NSSF battles with reforming workers’ social security
Posted Tuesday, June 24 2014 at 01:00
While NSSF has about 1.45 million registered contributors, only 487,653 actively contribute to it.
Despite social security being the best retirement savings vehicle world over, majority of Ugandans do not have social protection plan to provide a revenue stream during old age. Uganda’s working population is estimated to be 14 million. But only about five per cent are covered by the National Social Security Fund (NSSF), the public service pension scheme and a few voluntary schemes.
A few Ugandan savers are estimated to put away less than two per cent of their annual income for a rainy day in future.

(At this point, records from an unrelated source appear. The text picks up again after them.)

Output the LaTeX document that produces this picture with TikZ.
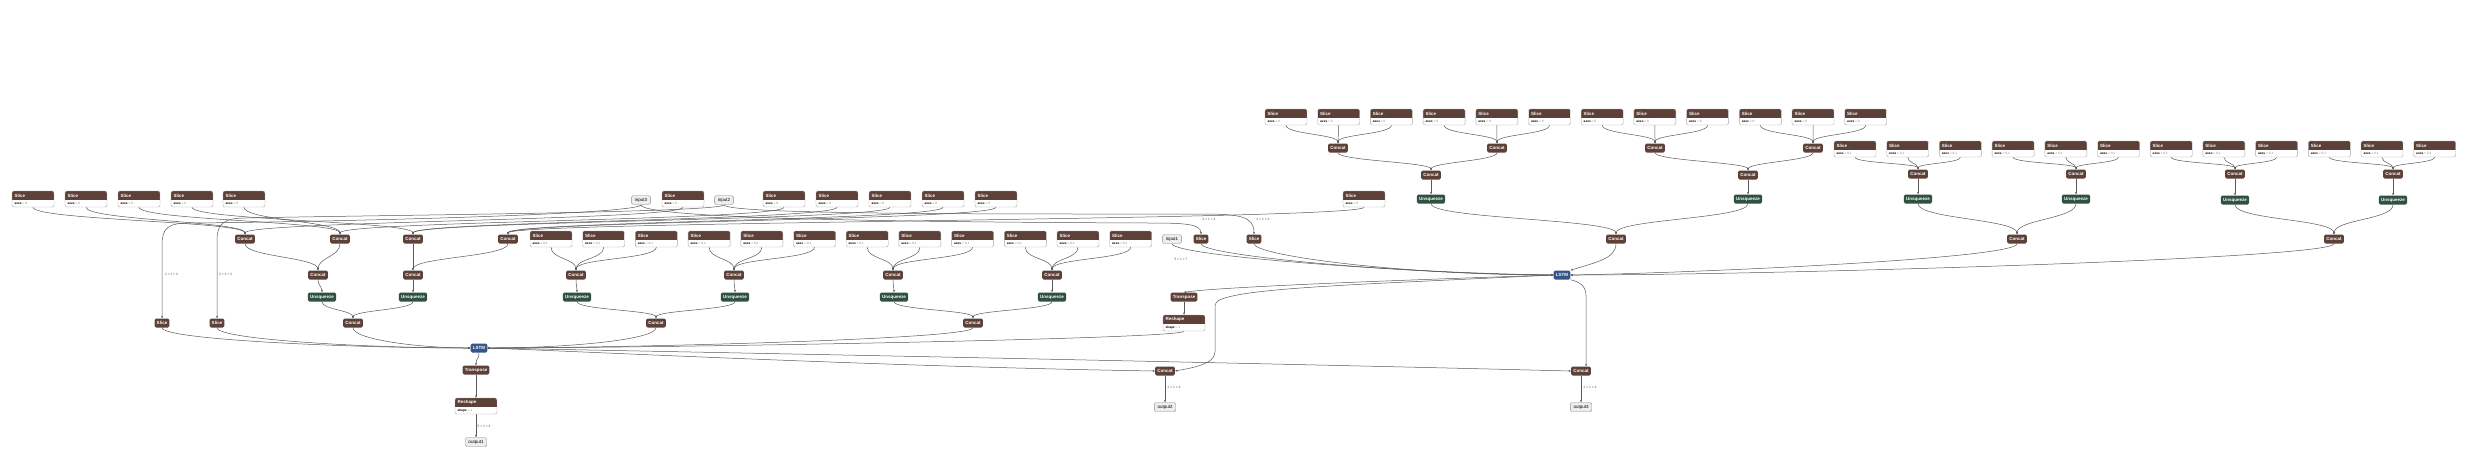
\documentclass[tikz,border=0pt]{standalone}
\usepackage{fontspec}
\setmainfont{Liberation Sans}
\usetikzlibrary{arrows.meta,calc}
\definecolor{opbrown}{HTML}{5D4037}
\definecolor{opgreen}{HTML}{2F5240}
\definecolor{opblue}{HTML}{335588}
\definecolor{iofill}{HTML}{EEEEEE}
\definecolor{edgec}{HTML}{585858}
\pgfdeclarelayer{back}
\pgfdeclarelayer{bg}
\pgfsetlayers{back,bg,main}
\newcommand{\mkatt}[5]{%
  \node[attbox] (#1) at (#2,#3) {};
  \node[atttitle,anchor=west] (#1t) at ([xshift=2.5pt,yshift=-4.6pt]#1.north west) {#4};
  \node[attline,anchor=west] (#1a) at ([xshift=2.5pt,yshift=3.4pt]#1.south west) {#5};
}
\newcommand{\axs}[1]{\textbf{axes}\ \textcolor{black!50}{= #1}}
\newcommand{\ced}[3]{\draw[cedge] (#1.south) .. controls +(0,-#3) and +(0,#3) .. (#2.north);}
\begin{document}
\begin{tikzpicture}[x=1pt,y=1pt,
  op/.style={fill=opbrown, text=white, rounded corners=1.5pt, minimum height=9pt, inner xsep=2.2pt, inner ysep=0pt, font=\fontsize{4.5}{5}\selectfont\bfseries},
  grn/.style={op, fill=opgreen},
  blu/.style={op, fill=opblue},
  io/.style={draw=black!45, fill=iofill, text=black, rounded corners=1.5pt, minimum height=9pt, inner xsep=3.2pt, inner ysep=0pt, line width=0.4pt, font=\fontsize{4.5}{5}\selectfont},
  attbox/.style={draw=black!35, fill=white, rounded corners=1.5pt, minimum width=42pt, minimum height=16pt, inner sep=0pt, line width=0.4pt,
    path picture={\fill[opbrown,sharp corners] ([yshift=1pt]path picture bounding box.north west) rectangle ([yshift=-9pt]path picture bounding box.north east);}},
  atttitle/.style={text=white, inner sep=0pt, font=\fontsize{4.5}{5}\selectfont\bfseries},
  attline/.style={inner sep=0pt, font=\fontsize{3.2}{3.5}\selectfont},
  cedge/.style={draw=edgec, line width=0.5pt, -{Stealth[length=2.4pt,width=2pt]}},
  elab/.style={font=\fontsize{3.2}{3.5}\selectfont, text=black!70, inner sep=0.5pt}]
\useasboundingbox (0,0) rectangle (2475,-475);
\begin{pgfonlayer}{back}
\fill[white] (0,0) rectangle (2475,-475);
\end{pgfonlayer}

% ---------- Row A (top right) ----------
\foreach \k in {0,...,11}{\pgfmathsetmacro\xx{1286+52.7*\k}\mkatt{sA\k}{\xx}{-117}{Slice}{\axs{0}}}
\node[op] (cA0) at (1338,-148) {Concat};
\node[op] (cA1) at (1497,-148) {Concat};
\node[op] (cA2) at (1655,-148) {Concat};
\node[op] (cA3) at (1813,-148) {Concat};
\node[op] (dA0) at (1431,-175) {Concat};
\node[op] (dA1) at (1748,-175) {Concat};
\node[grn] (uA0) at (1431,-199) {Unsqueeze};
\node[grn] (uA1) at (1748,-199) {Unsqueeze};
\node[op] (eA) at (1616,-239) {Concat};

% ---------- Row B ----------
\foreach \k in {0,...,11}{\pgfmathsetmacro\xx{1855+52.7*\k}\mkatt{sB\k}{\xx}{-149}{Slice}{\axs{0,1}}}
\node[op] (cB0) at (1918,-174) {Concat};
\node[op] (cB1) at (2076,-174) {Concat};
\node[op] (cB2) at (2235,-174) {Concat};
\node[op] (cB3) at (2393,-174) {Concat};
\node[grn] (uB0) at (1918,-199) {Unsqueeze};
\node[grn] (uB1) at (2076,-199) {Unsqueeze};
\node[grn] (uB2) at (2235,-200) {Unsqueeze};
\node[grn] (uB3) at (2393,-200) {Unsqueeze};
\node[op] (eB0) at (2017,-239) {Concat};
\node[op] (eB1) at (2334,-239) {Concat};

\node[blu] (r1) at (1562,-275) {LSTM};

% ---------- Left top row ----------
\foreach \k/\xx in {0/33,1/86,2/139,3/192,4/244,5/683,6/784,7/837,8/890,9/943,10/996,11/1364}{\mkatt{t\k}{\xx}{-199}{Slice}{\axs{0}}}
\node[io] (in3) at (641,-200) {input3};
\node[io] (in2) at (724,-200) {input2};

\node[op] (c245) at (245,-239) {Concat};
\node[op] (c340) at (340,-239) {Concat};
\node[op] (c413) at (413,-239) {Concat};
\node[op] (c508) at (508,-239) {Concat};
\foreach \k in {0,...,11}{\pgfmathsetmacro\xx{551+52.7*\k}\mkatt{rS\k}{\xx}{-239}{Slice}{\axs{0,1}}}
\node[io] (in1) at (1172,-239) {input1};
\node[op] (sl1201) at (1201,-239) {Slice};
\node[op] (sl1254) at (1254,-239) {Slice};

\node[op] (c318) at (318,-275) {Concat};
\node[op] (c413b) at (413,-275) {Concat};
\node[op] (c576) at (576,-275) {Concat};
\node[op] (c734) at (734,-275) {Concat};
\node[op] (c893) at (893,-275) {Concat};
\node[op] (c1052) at (1052,-275) {Concat};

\node[grn] (u322) at (322,-297) {Unsqueeze};
\node[grn] (u413) at (413,-297) {Unsqueeze};
\node[grn] (u577) at (577,-297) {Unsqueeze};
\node[grn] (u735) at (735,-297) {Unsqueeze};
\node[grn] (u894) at (894,-297) {Unsqueeze};
\node[grn] (u1052) at (1052,-297) {Unsqueeze};
\node[op] (tr2) at (1184,-297) {Transpose};

\node[op] (sl162) at (162,-323) {Slice};
\node[op] (sl217) at (217,-323) {Slice};
\node[op] (c353) at (353,-323) {Concat};
\node[op] (c656) at (656,-323) {Concat};
\node[op] (c973) at (973,-323) {Concat};
\mkatt{rs2}{1184}{-323}{Reshape}{\textbf{shape}\ \textcolor{black!50}{= 1}}

\node[blu] (l1) at (479,-348) {LSTM};
\node[op] (tr1) at (476,-370) {Transpose};
\node[op] (c1165) at (1165,-371) {Concat};
\node[op] (c1581) at (1581,-371) {Concat};
\mkatt{rs1}{476}{-406}{Reshape}{\textbf{shape}\ \textcolor{black!50}{= 1}}
\node[io] (out2) at (1165,-407) {output2};
\node[io] (out3) at (1581,-407) {output3};
\node[io] (out1) at (476,-442) {output1};

% edge labels
\node[elab] (lb1) at (171.5,-274) {2 × 1 × 3};
\node[elab] (lb2) at (225.5,-274) {2 × 1 × 3};
\node[elab] (lb3) at (1209,-219) {2 × 1 × 3};
\node[elab] (lb4) at (1263,-219) {2 × 1 × 3};
\node[elab] (lb5) at (1181,-259) {5 × 1 × 7};
\node[elab] (lb6) at (484,-426) {5 × 1 × 3};
\node[elab] (lb7) at (1174,-387) {2 × 1 × 3};
\node[elab] (lb8) at (1590,-387) {2 × 1 × 3};

\begin{pgfonlayer}{bg}
% Row A tree
\foreach \j in {0,...,3}{\foreach \i in {0,1,2}{\pgfmathtruncatemacro\kk{3*\j+\i}\ced{sA\kk}{cA\j}{9}}}
\ced{cA0}{dA0}{8} \ced{cA1}{dA0}{8} \ced{cA2}{dA1}{8} \ced{cA3}{dA1}{8}
\draw[cedge] (dA0.south) -- (uA0.north);
\draw[cedge] (dA1.south) -- (uA1.north);
\ced{uA0}{eA}{15} \ced{uA1}{eA}{15}
% Row B tree
\foreach \j in {0,...,3}{\foreach \i in {0,1,2}{\pgfmathtruncatemacro\kk{3*\j+\i}\ced{sB\kk}{cB\j}{6}}}
\foreach \j in {0,...,3}{\draw[cedge] (cB\j.south) -- (uB\j.north);}
\ced{uB0}{eB0}{15} \ced{uB1}{eB0}{15} \ced{uB2}{eB1}{15} \ced{uB3}{eB1}{15}
% into right LSTM
\draw[cedge] (eA.south) .. controls +(0,-15) and +(25,8) .. (r1.north east);
\draw[cedge] (eB0.south) .. controls +(0,-15) and +(120,2) .. (r1.east);
\draw[cedge] (eB1.south) .. controls +(0,-15) and +(200,0) .. (r1.east);
\draw[cedge] (in1.south) .. controls +(0,-12) and +(-150,2) .. (r1.west);
\draw[cedge] (sl1201.south) .. controls +(0,-12) and +(-150,1) .. (r1.west);
\draw[cedge] (sl1254.south) .. controls +(0,-12) and +(-150,0) .. (r1.west);
% out of right LSTM
\draw[cedge] (r1.west) .. controls +(-120,-4) and +(40,6) .. (tr2.north);
\draw[cedge] (r1.west) .. controls +(-200,-10) and (1215,-288) .. (1215,-305) -- (1215,-352) .. controls (1215,-364) and (1192,-368) .. (c1165.east);
\draw[cedge] (r1.south east) .. controls (1580,-282) and (1586,-286) .. (1586,-296) -- ([xshift=5pt]c1581.north);
\draw[cedge] (tr2.south) -- (rs2.north);
% left top tree
\foreach \s/\c in {t0/c245,t1/c245,t5/c245,t2/c340,t4/c340,t6/c340,t3/c413,t7/c413,t8/c413,t9/c508,t10/c508,t11/c508}{\ced{\s}{\c}{13}}
\ced{c245}{c318}{13} \ced{c340}{c318}{13}
\draw[cedge] (c413.south) -- (c413b.north);
\ced{c508}{c413b}{13}
\ced{c318}{u322}{5}
\draw[cedge] (c413b.south) -- (u413.north);
\ced{u322}{c353}{8} \ced{u413}{c353}{8}
% row 2 tree
\foreach \j/\c in {0/c576,1/c734,2/c893,3/c1052}{\foreach \i in {0,1,2}{\pgfmathtruncatemacro\kk{3*\j+\i}\ced{rS\kk}{\c}{12}}}
\ced{c576}{u577}{5} \ced{c734}{u735}{5} \ced{c893}{u894}{5} \ced{c1052}{u1052}{5}
\ced{u577}{c656}{8} \ced{u735}{c656}{8} \ced{u894}{c973}{8} \ced{u1052}{c973}{8}
% inputs 2/3 to slices
\draw[cedge] (in3.south) .. controls +(0,-10) and (320,-222) .. (190,-223) .. controls (168,-223) and (162,-228) .. (162,-245) -- (sl162.north);
\draw[cedge] (in2.south) .. controls +(0,-8) and (380,-215) .. (245,-218) .. controls (224,-218) and (217,-224) .. (217,-240) -- (sl217.north);
\draw[cedge] (in3.south) .. controls +(0,-14) and (900,-222) .. (1150,-223) .. controls (1185,-223) and (1201,-224) .. (sl1201.north);
\draw[cedge] (in2.south) .. controls +(0,-10) and (1000,-214) .. (1200,-214) .. controls (1240,-214) and (1254,-216) .. (sl1254.north);
% into left LSTM
\draw[cedge] (sl162.south) .. controls +(0,-12) and +(-120,0) .. (l1.west);
\draw[cedge] (sl217.south) .. controls +(0,-12) and +(-100,0) .. (l1.west);
\draw[cedge] (c353.south) .. controls +(0,-12) and +(-50,0) .. (l1.west);
\draw[cedge] (c656.south) .. controls +(0,-12) and +(80,0) .. (l1.east);
\draw[cedge] (c973.south) .. controls +(0,-12) and +(120,0) .. (l1.east);
\draw[cedge] (rs2.south) .. controls +(0,-8) and +(150,0) .. (l1.east);
% out of left LSTM
\draw[cedge] (l1.south) .. controls +(0,-8) and +(0,8) .. (tr1.north);
\draw[cedge] (tr1.south) -- (rs1.north);
\draw[cedge] (rs1.south) -- (out1.north);
\draw[cedge] (l1.east) .. controls +(150,-6) and +(-250,4) .. (c1165.west);
\draw[cedge] (l1.east) .. controls +(200,-4) and +(-400,10) .. (c1581.west);
\draw[cedge] (c1165.south) -- (out2.north);
\draw[cedge] (c1581.south) -- (out3.north);
\end{pgfonlayer}
\end{tikzpicture}
\end{document}
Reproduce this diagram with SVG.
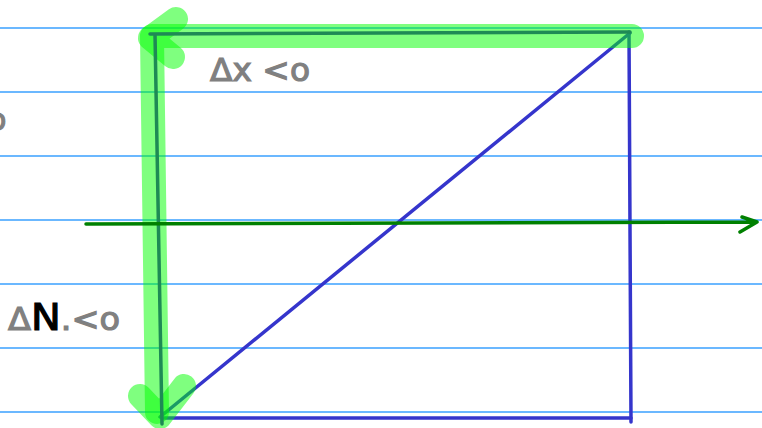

This is not because Ugandans do not have enough money to save for their retirement, but due to lack of trusted saving vehicles that would ensure safety of their savings.
NSSF, the only statutory provident fund that collects the 15 per cent compulsory monthly contributions from firms that employ five and more people, has in the past suffered from erosion of public trust and confidence due to several incidents of mismanagement of contributors’ savings.
It should also be noted that while NSSF has about 1.45 million registered contributors, only 487,653 actively contribute to the Fund.
NSSF performance for past five years
Not until about three years ago, NSSF, like was the case with many government parastatals before liberalisation, was not immune to cases of mismanagement and under-performance.
The Fund’s performance reports show it had been under-performing until about three years ago.
NSSF’s acting managing director Geraldine Ssali Busuulwa, however, says the Fund grew by more than 150 per cent over the last five years, with the Fund size now standing at more than Shs4 trillion while the cost income ratio stands at 17 per cent.
Although NSSF maintains that its cost of administration is less than 1.5 per cent, a highly placed source who asked not to be named because of the sensitivity of the matter told Prosper magazine recently that the Fund’s administrative costs are about 1.85 per cent of its total assets, which were estimated at Shs3.9 trillion as at December 2013.
This is far higher than the global average of between 0.6 and 1 per cent, although NSSF says comparing NSSF Uganda’s administration costs to that of big global funds is misleading.
“A comparison of administrative cost ratio across pension funds should be made with funds of similar sizes because the larger the asset base, the lower the administrative cost ratio,” Ms Busuulwa says.
Also important to note is that NSSF’s average real returns on investment (interest earned minus rate of inflation) between 2000 and 2010 was less than one per cent, although it has now slightly improved to about 1.5 per cent.
Stagnant investment projects
This is not to mention the many stalled investment projects especially in the real estate sector, which are costing savers billions of shillings as they yield no income, and dent the Fund’s financial health.
For instance, more than Shs22 billion was sunk in the Nsimbe and Temangalo land which is not generating any income to savers due to controversies emanating from the alleged violation of procurement procedures. This is not to mention billions of shillings sunk into Lubowa land and a prime plot at Lumumba Avenue among others.
The Fund’s investment on the stock market, for long considered a safe and profitable investment option, has suffered a major hit as the stock market recently suffered sluggish activity. Some of the listed companies in which NSSF is a major shareholder have suffered a slump in their share price, skimming off billions from savers.
In the case of Uganda Clays Limited, the Fund has indicated it could write off a Shs10 billion loan as a bad debt after the roofing materials producer reported losses in its operations over the last two or three years.
Ms Busuulwa, however, denies the money is being written off, saying it is being listed on the bad debts column in accordance with “prudent accounting standards, until the company is able to make good their loan servicing.”
While the Fund has made strides to enforce contribution thereby increasing compliance rates, it has faced consistent image battering resulting from governance challenges and a myriad of scandals especially linked to procurement, lack of transparency and corruption scandals.